Alberta will run a C$10.3-billion deficit in 2017-18 and depend on steadily increasing oil prices to eventually balance the books, under the provincial budget released last Thursday by Finance Minister Joe Ceci.
“To no one’s surprise, Alberta did not slay the deficit dragon in its most recent budget. Or even introduce new weaponry for deficit slaying, or offer any new solutions to the problem,” CBC reports. “Instead, the red ink has spread and the hope seems to be that black gold will one day wash it away. Alberta is leaning on its old standby—oil.”
Media, economists, and opposition critics all described the release as a “fingers-crossed” budget that “promises a hospital, new schools, and more money for seniors and social services,” Canadian Press notes, but relies on a commodity price that any jurisdiction can try to predict, but no jurisdiction can control.
“There are no plans to balance outside of oil prices,” University of Calgary economist Ron Kneebone told CBC. “The only way out of it is to hope that oil prices come back to the 80, 90-dollar level, which no one seems to be expecting any time soon.”
UC economist Trevor Tombe added that if oil prices stabilize in their current range of about US$50 per barrel, Alberta can expect an indefinite run of $10-billion annual deficits. Ceci is projecting a balanced budget as of 2023/24, CBC reports, “as the economy recovers and economic diversification takes hold. As well, the province is optimistic about what new pipeline capacity will mean for corporate and government revenue.”

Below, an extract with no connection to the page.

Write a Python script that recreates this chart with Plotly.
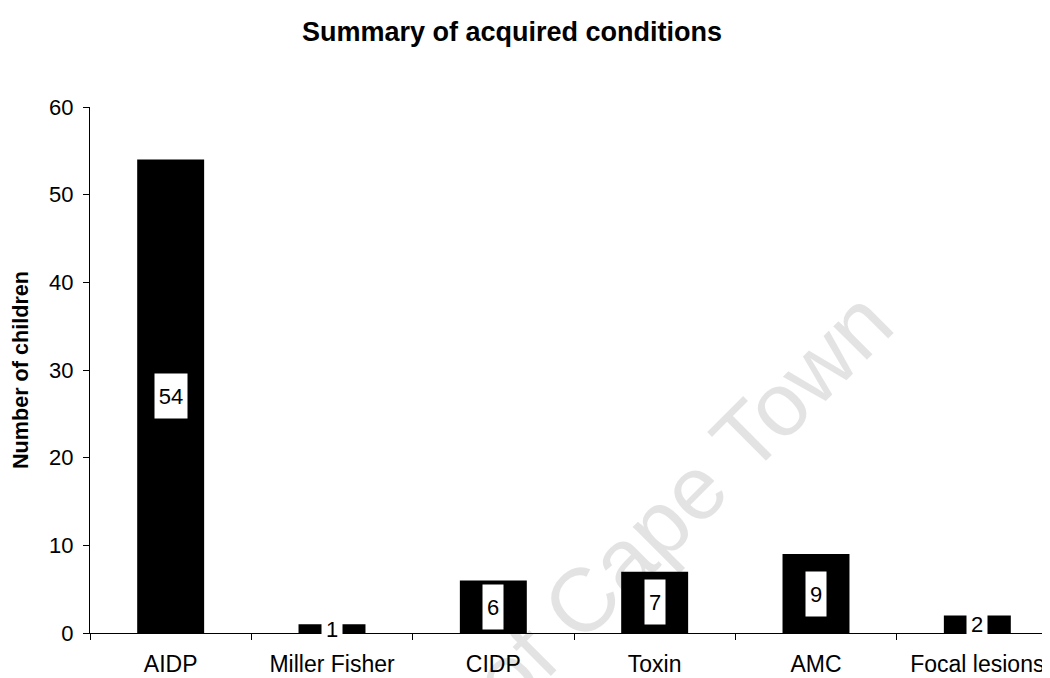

But that depends on oil prices hitting $68 per barrel by 2020. On Friday, Todd Hirsch, chief economist at the provincially-owned ATB Financial, said he foresaw oil stabilizing at $55 per barrel, not a high enough price to restore the Alberta energy sector’s previous trajectory.
“It kind of shifts it now to a lower gear, and it takes on a different role for the economy,” he told the Conference Board of Canada’s Western Outlook 2017 conference. “$50 to $55 stabilizes the industry, the petroleum sector becomes a stable backbone of the economy, but not the growth engine.”
At (virtual) press time, benchmark West Texas Intermediate crude stood at US$48.78 per barrel.
The province is also projecting that conventional oil and gas production will shrink in the years ahead, while tar sands/oil sands output grows 32%, from just under 2.5 million barrels per day this fiscal year to 3.3 million in 2019-20. That’s in spite of projections last month that the province will blow through its vaunted cap on tar sands/oil sands emissions by 2026.
“We are laying the foundation for a return to economic growth,” Ceci said. “Are we out of the woods? No. We will continue to bring the deficit down, to balance thoughtfully and prudently, and we will do so without sacrificing the supports and services families need.”
The province “is investing heavily in tax credits and other financial incentives to diversify the economy and get off what it calls the ‘oil and gas roller coaster,’” CP notes. “A new carbon tax, launched in January, is expected to bring in $5.4 billion over the next three years, to be reinvested in green projects from energy-efficient light bulbs for homeowners to new rapid transit lines.”
CBC tracks 28% of the carbon levy revenue going back to households in rebates, 24% to green infrastructure, 19% to grants to renewable energy and cleantech companies, and 11% to energy efficiency.